The trade-offs that matter more than marketing
Stargate has a strong use case, but smart teams should evaluate the trade-offs directly.
Route and ecosystem dependency
Any bridge is only useful where it is supported. If your users or treasury need chains, assets, or workflows outside Stargate’s strongest coverage, you may need additional infrastructure or an aggregator strategy.
Smart contract and protocol risk
Cross-chain systems are part of crypto’s highest-risk surface area. Even well-known infrastructure carries risk tied to contracts, messaging, liquidity assumptions, and ecosystem dependencies. No team should treat bridge usage as risk-free plumbing.
Not always the cheapest path
For some transfers, another route may be cheaper, especially if the user is willing to accept more complexity. Stargate often wins on usability and certainty, not necessarily on lowest possible cost in every case.
Over-integration risk for early startups
If your startup is still trying to validate product-market fit on one chain, multi-chain optimization can become distraction theater. Founders should be careful not to solve future scale problems before current demand exists.
Expert Insight from Ali Hajimohamadi
Founders often misunderstand tools like Stargate because they frame the decision as a technical integration question. It is not. It is a business model question disguised as infrastructure.
If your startup earns more revenue, improves conversion, or manages capital better because assets can move cleanly between ecosystems, then Stargate is not a nice-to-have. It becomes part of your operating system.
Where I would use it:
- products with users entering from multiple chains
- treasury teams that actively rebalance stablecoin liquidity
- protocols where onboarding friction directly reduces deposits or TVL
- teams building chain abstraction into wallets or embedded finance experiences
Where I would avoid it:
- single-chain startups still validating demand
- projects integrating “multi-chain” mainly for optics
- teams without internal clarity on supported user journeys
- products whose users rarely move assets cross-chain
The common mistake is assuming every serious crypto startup should go multi-chain early. That is wrong. Multi-chain should be an answer to distribution, liquidity, or margin—not a branding choice.
Another misconception is that all bridge infrastructure is strategically equal. It is not. The real differentiator is how much user friction, treasury overhead, and capital inefficiency the tool removes. That is where Stargate can justify itself.

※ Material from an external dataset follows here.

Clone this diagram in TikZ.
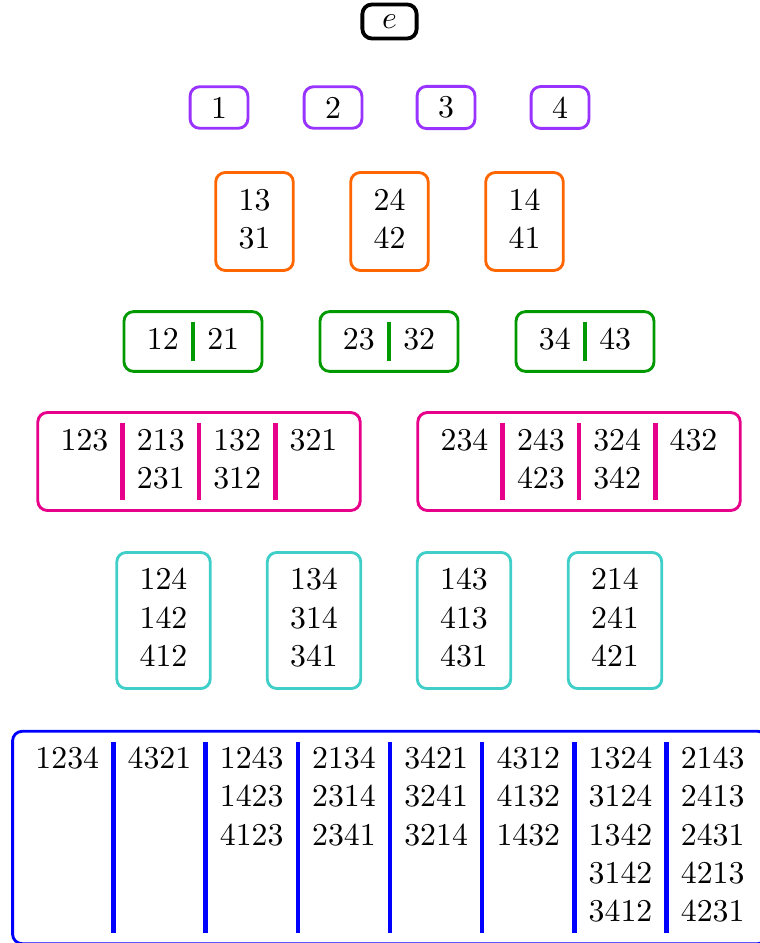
\documentclass[tikz,border=0pt]{standalone}
\usepackage{array}
\definecolor{classBlack}{HTML}{000000}
\definecolor{classPurple}{HTML}{9933FF}
\definecolor{classOrange}{HTML}{FF6600}
\definecolor{classGreen}{HTML}{009900}
\definecolor{classMagenta}{HTML}{E6008A}
\definecolor{classCyan}{HTML}{40CFC8}
\definecolor{classBlue}{HTML}{0000FF}
\newcolumntype{I}[1]{!{\textcolor{#1}{\vrule width 1.4pt}}}
\setlength{\tabcolsep}{3.8pt}

\begin{document}
\begin{tikzpicture}[
    x=0.3145pt,y=-0.3145pt,
    class/.style={draw,rounded corners=3pt,line width=0.9pt,inner sep=3.4pt},
    single/.style={class,inner xsep=6.6pt,inner ysep=3.2pt},
  ]
  \useasboundingbox (0,0) rectangle (759,943);

  % Identity
  \node[single,draw=classBlack,line width=1.2pt,inner xsep=6.2pt] (e) at (389.5,21.5) {$e$};

  % Transpositions of one letter
  \foreach \i/\x in {1/219,2/333,3/446,4/560}
    \node[single,draw=classPurple] (p\i) at (\x,107.5) {\i};

  % Two-letter classes
  \node[class,draw=classOrange] (o13) at (254.5,221.5) {\begin{tabular}{c}13\\31\end{tabular}};
  \node[class,draw=classOrange] (o24) at (389.5,221.5) {\begin{tabular}{c}24\\42\end{tabular}};
  \node[class,draw=classOrange] (o14) at (524.5,221.5) {\begin{tabular}{c}14\\41\end{tabular}};

  \node[class,draw=classGreen] (g12) at (193,341.5) {\begin{tabular}{cI{classGreen}c}12 & 21\end{tabular}};
  \node[class,draw=classGreen] (g23) at (389,341.5) {\begin{tabular}{cI{classGreen}c}23 & 32\end{tabular}};
  \node[class,draw=classGreen] (g34) at (585,341.5) {\begin{tabular}{cI{classGreen}c}34 & 43\end{tabular}};

  % Three-letter classes
  \node[class,draw=classMagenta] (m123) at (199,461.5) {%
    \begin{tabular}{cI{classMagenta}cI{classMagenta}cI{classMagenta}c}
      123 & 213 & 132 & 321\\
          & 231 & 312 &
    \end{tabular}};
  \node[class,draw=classMagenta] (m234) at (579,461.5) {%
    \begin{tabular}{cI{classMagenta}cI{classMagenta}cI{classMagenta}c}
      234 & 243 & 324 & 432\\
          & 423 & 342 &
    \end{tabular}};

  \node[class,draw=classCyan] (c124) at (163.5,620.5) {\begin{tabular}{c}124\\142\\412\end{tabular}};
  \node[class,draw=classCyan] (c134) at (314,620.5) {\begin{tabular}{c}134\\314\\341\end{tabular}};
  \node[class,draw=classCyan] (c143) at (464,620.5) {\begin{tabular}{c}143\\413\\431\end{tabular}};
  \node[class,draw=classCyan] (c214) at (615,620.5) {\begin{tabular}{c}214\\241\\421\end{tabular}};

  % Four-letter classes
  \node[class,draw=classBlue] (b1234) at (390,837.5) {%
    \begin{tabular}{cI{classBlue}cI{classBlue}cI{classBlue}cI{classBlue}cI{classBlue}cI{classBlue}cI{classBlue}c}
      1234 & 4321 & 1243 & 2134 & 3421 & 4312 & 1324 & 2143\\
           &      & 1423 & 2314 & 3241 & 4132 & 3124 & 2413\\
           &      & 4123 & 2341 & 3214 & 1432 & 1342 & 2431\\
           &      &      &      &      &      & 3142 & 4213\\
           &      &      &      &      &      & 3412 & 4231
    \end{tabular}};
\end{tikzpicture}
\end{document}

Long term, I expect infrastructure like Stargate to matter even more as users care less about chains and more about outcomes. The winners will be the teams that hide complexity without creating hidden fragility. If Stargate is used well, it helps move a product in that direction. If used too early or without strategic fit, it becomes another layer to maintain.
A simple adoption playbook for teams considering Stargate
Start with the bottleneck, not the tool
Map where cross-chain friction currently hurts the business:
- deposit abandonment
- treasury rebalancing delays
- fragmented liquidity
- poor conversion from new ecosystems
Measure one core outcome
Pick one KPI before integration:
- deposit completion rate
- time to capital deployment
- support tickets related to transfers
- idle treasury percentage across chains
Use it in narrow, high-value flows first
Do not overbuild. Start with:
- a stablecoin onboarding route
- treasury rebalancing between two key chains
- a wallet flow for one common user migration path
Keep fallback options
Infrastructure resilience matters. If bridging is mission-critical, teams should design for route failures, unsupported asset cases, and alternate execution paths.

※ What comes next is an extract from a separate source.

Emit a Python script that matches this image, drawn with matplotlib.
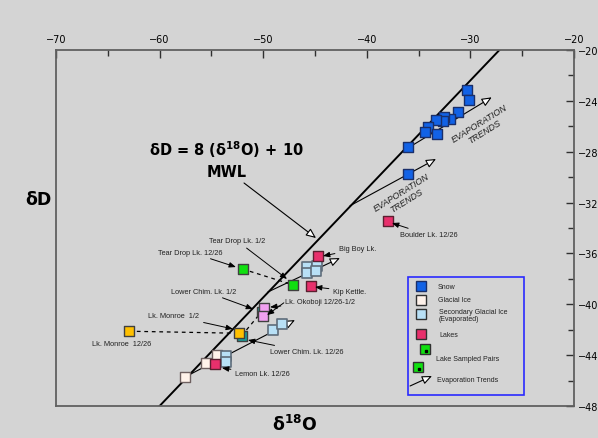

Final decision: who should use Stargate?
Stargate is best for users and teams that treat cross-chain capital movement as core operations.
That includes:
- multi-chain DeFi apps
- protocol treasuries
- traders and liquidity managers
- wallets and consumer apps abstracting chain complexity
It is less useful for:
- single-chain startups
- casual one-off users with simple needs
- projects adopting multi-chain infrastructure before they have a real multi-chain business case
The right mental model is simple: use Stargate when smoother cross-chain liquidity directly improves product performance, capital efficiency, or user experience. If it does not, wait.
FAQ
Is Stargate mainly for developers or regular users?
Both, but the highest value usually comes from developer teams and protocols embedding it into product flows. Regular users can use it directly, but businesses gain more strategic benefit.
Should an early-stage startup integrate Stargate?
Only if cross-chain user movement or treasury management is already a meaningful bottleneck. Otherwise, it is often too early.
Is Stargate a good choice for moving stablecoins between chains?
Yes. That is one of its strongest practical use cases, especially for treasuries, DAOs, and active capital allocators.
When should I avoid using Stargate?
Avoid it if your product is single-chain, your users rarely bridge, or you are adding multi-chain complexity without clear economic upside.
Does Stargate replace all other bridge options?
No. Teams with broader chain coverage or cost-sensitive routing needs may still use aggregators or multiple bridge providers.
What is the biggest advantage of Stargate in practice?
For many teams, it is not just transfer. It is the ability to move liquidity cross-chain in a way that is cleaner, more usable, and less disruptive to product flows.